By: Connie Cass, Associated Press Writer
(AP) The government is urging television, newspapers, and magazines to stop carrying deceptive advertising with promises like “eat all you want and lose weight” or “lose weight while you sleep.”
“Reputable media should be embarrassed by some of the ads that run,” Howard Beales, director of the Federal Trade Commission’s consumer protection bureau, said Wednesday. “The claims are so ridiculous.”
Beales said he believes that publishers and cable TV executives want to cooperate, but if they don’t, regulators could consider legal action.

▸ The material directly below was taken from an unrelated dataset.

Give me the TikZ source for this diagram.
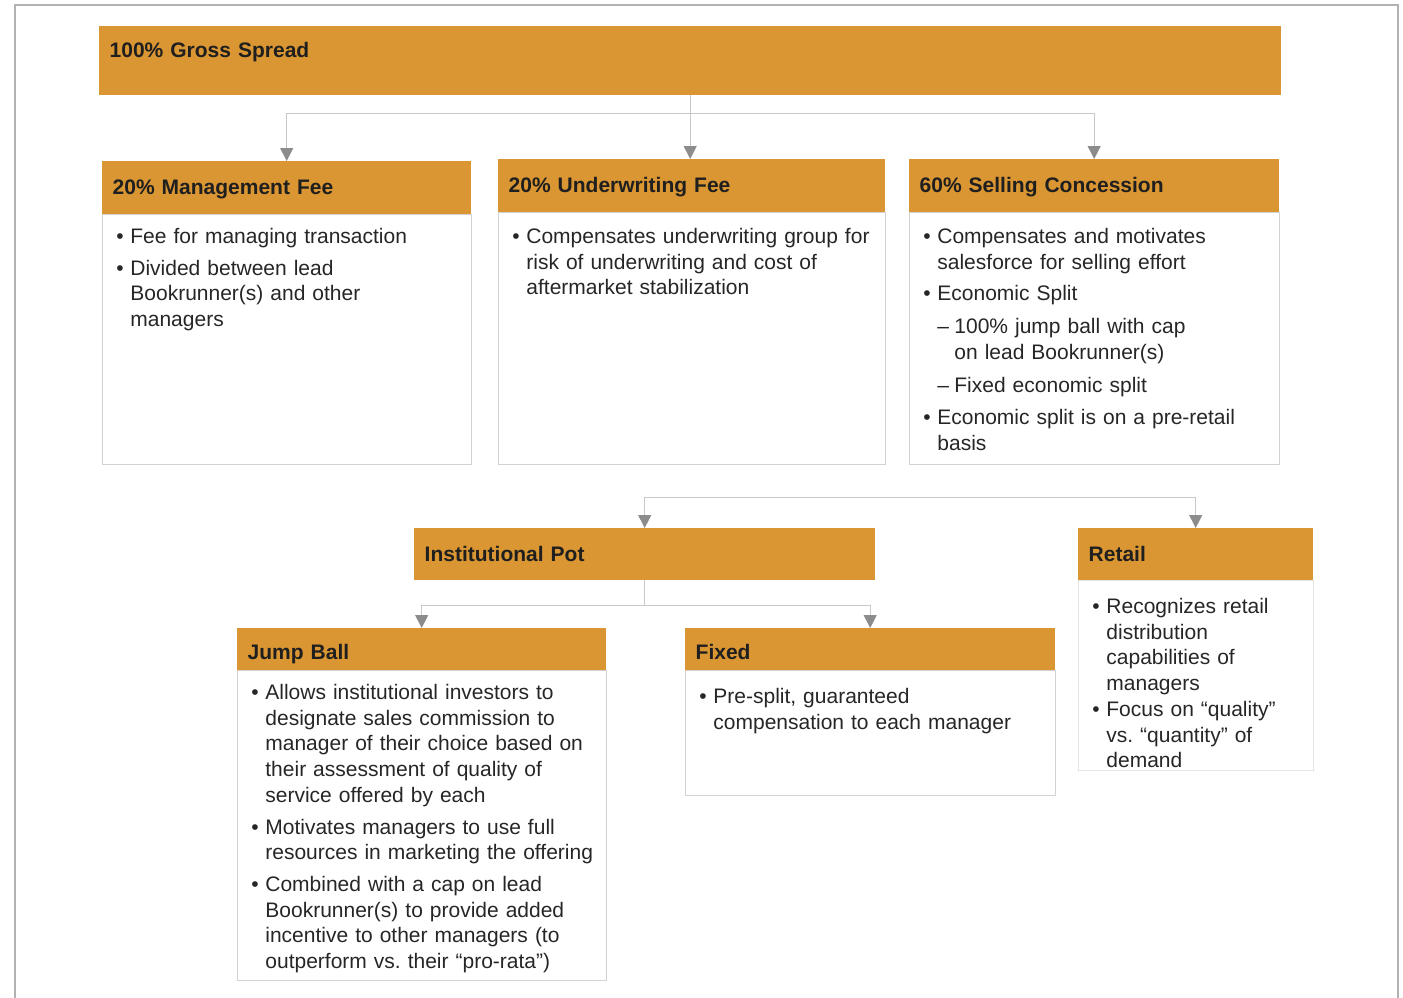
\documentclass[tikz,border=0pt]{standalone}
\usepackage{fontspec}
\setmainfont{Liberation Sans}
\usepackage{enumitem}
\usetikzlibrary{arrows.meta}

\definecolor{spreadorange}{RGB}{218,150,50}
\definecolor{linkgray}{RGB}{200,200,200}
\definecolor{tipgray}{RGB}{140,140,140}

\setlist[itemize,1]{label=\textbullet, leftmargin=22pt, labelindent=8pt, labelwidth=14pt, labelsep=0pt, align=left, topsep=0pt, partopsep=0pt, itemsep=6pt, parsep=0pt}
\setlist[itemize,2]{label=--, leftmargin=17pt, labelindent=0pt, labelwidth=17pt, labelsep=0pt, align=left, topsep=7pt, partopsep=0pt, itemsep=7pt, parsep=0pt}
\frenchspacing

\begin{document}
\begin{tikzpicture}[x=1pt, y=-1pt,
  head/.style={fill=spreadorange, anchor=north west, inner xsep=10.5pt, inner ysep=0pt,
    text height=16pt, text depth=2pt, align=left, text=black!88,
    font=\bfseries\fontsize{21}{25.7}\selectfont},
  body/.style={draw=gray!35, line width=0.8pt, anchor=north west, inner xsep=6pt, inner ysep=0pt,
    text height=3pt, align=left, text=black!85, font=\fontsize{21}{25.7}\selectfont},
  link/.style={draw=linkgray, line width=1pt, -{Triangle[width=13pt, length=13pt, color=tipgray]}}]
\useasboundingbox (0,0) rectangle (1403,997);
\draw[gray!60, line width=1.3pt] (15,1005) -- (15,5) -- (1398,5) -- (1398,1005);

% top row
\node[head, text width=1161pt, text height=31.5pt, text depth=37.5pt] (gross) at (99,26) {100\% Gross Spread};

\node[head, text width=348pt, minimum height=53pt] (mgmtHead) at (102,161) {20\% Management Fee};
\node[body, text width=357pt, text depth=247pt] (mgmtBody) at (mgmtHead.south west) {%
\begin{itemize}
\item Fee for managing transaction
\item Divided between lead\newline Bookrunner(s) and other\newline managers
\end{itemize}};

\node[head, text width=366pt, minimum height=53pt] (uwHead) at (498,159) {20\% Underwriting Fee};
\node[body, text width=375pt, text height=5pt, text depth=247pt] (uwBody) at (uwHead.south west) {%
\begin{itemize}
\item Compensates underwriting group for\newline risk of underwriting and cost of\newline aftermarket stabilization
\end{itemize}};

\node[head, text width=349pt, minimum height=53pt] (sellHead) at (909,159) {60\% Selling Concession};
\node[body, text width=358pt, text height=5pt, text depth=247pt] (sellBody) at (sellHead.south west) {%
\begin{itemize}
\item Compensates and motivates\newline salesforce for selling effort
\item Economic Split
  \begin{itemize}
  \item 100\% jump ball with cap\newline on lead Bookrunner(s)
  \item Fixed economic split
  \end{itemize}
\item Economic split is on a pre-retail\newline basis
\end{itemize}};

% middle row
\node[head, text width=440pt, minimum height=52pt] (instHead) at (414,528) {Institutional Pot};

\node[head, text width=214pt, minimum height=52pt] (retailHead) at (1078,528) {Retail};
\node[body, text width=223pt, text height=7pt, text depth=183pt, draw=gray!20] (retailBody) at (retailHead.south west) {%
\begin{itemize}[itemsep=0pt]
\item Recognizes retail\newline distribution\newline capabilities of\newline managers
\item Focus on “quality”\newline vs. “quantity” of\newline demand
\end{itemize}};

% bottom row
\node[head, text width=348pt, minimum height=42pt, text height=22pt] (jumpHead) at (237,628) {Jump Ball};
\node[body, text width=357pt, text depth=307pt] (jumpBody) at (jumpHead.south west) {%
\begin{itemize}
\item Allows institutional investors to\newline designate sales commission to\newline manager of their choice based on\newline their assessment of quality of\newline service offered by each
\item Motivates managers to use full\newline resources in marketing the offering
\item Combined with a cap on lead\newline Bookrunner(s) to provide added\newline incentive to other managers (to\newline outperform vs. their “pro-rata”)
\end{itemize}};

\node[head, text width=349pt, minimum height=42pt, text height=22pt] (fixedHead) at (685,628) {Fixed};
\node[body, text width=358pt, text height=7pt, text depth=118pt] (fixedBody) at (fixedHead.south west) {%
\begin{itemize}
\item Pre-split, guaranteed\newline compensation to each manager
\end{itemize}};

% connectors
\path (gross.south) ++(0,18) coordinate (topBus);
\draw[link] (gross.south) -- (gross.south |- uwHead.north);
\draw[link] (topBus) -| (mgmtHead.north);
\draw[link] (topBus) -| (sellHead.north);

\coordinate (potBus) at (920,497);
\draw[link] (potBus) -| (instHead.north);
\draw[link] (potBus) -| (retailHead.north);

\path (instHead.south) ++(0,25) coordinate (instBus);
\draw[link] (instHead.south) -- (instBus) -| (jumpHead.north);
\draw[link] (instBus) -| (fixedHead.north);
\end{tikzpicture}
\end{document}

The FTC has brought 97 lawsuits since 1990 against companies it accused of marketing phony weight-loss products, winning $50 million in restitution to consumers and other financial remedies. The law also prohibits disseminating false ads, Beales said, suggesting that provision could be used against the media should the FTC decide it was necessary.
“We don’t think there is a constitutional impediment to trying to stop false advertising, whatever it takes to do that,” he said.
FTC Chairman Timothy J. Muris has been meeting with media industry leaders to encourage self-regulation, saying that law enforcement can’t keep up with the growing number of phony weight-loss schemes — many run by people outside the United States or hiding behind aliases or middlemen.
The FTC plans to come up with a short list of weight-loss claims that clearly don’t stand up to scientific scrutiny, in hopes that media executives will ban ads and infomercials that make those promises.
John Kimball, chief marketing officer of the Newspaper Association of America, said a list of false claims to avoid would be helpful to newspapers that run thousands of ads per day, with no practical way to screen them all for accuracy.
But the government should remember “that the decision to run advertising or not run advertising rests at the feet of the publisher,” Kimball said.
Muris praised the major broadcast TV networks for strong screening practices, but acknowledged that most media outlets can’t meet that standard.
“We are talking about screening out the most egregious examples — weight-loss earrings or shoe insoles, pills that tell consumers they can eat whatever they want and still lose weight, and products that make physically implausible promises like ‘lose 30 pounds in 30 days,'” the chairman told media representatives at a meeting Tuesday.
Joe Ostrow, president of the Cabletelevision Advertising Bureau, said the industry already has voluntary guidelines, but the cable channels “have individual sets of operating standards and philosophies.”
“We look forward to doing whatever seems to make sense” to curb deceptive advertising, Ostrow said.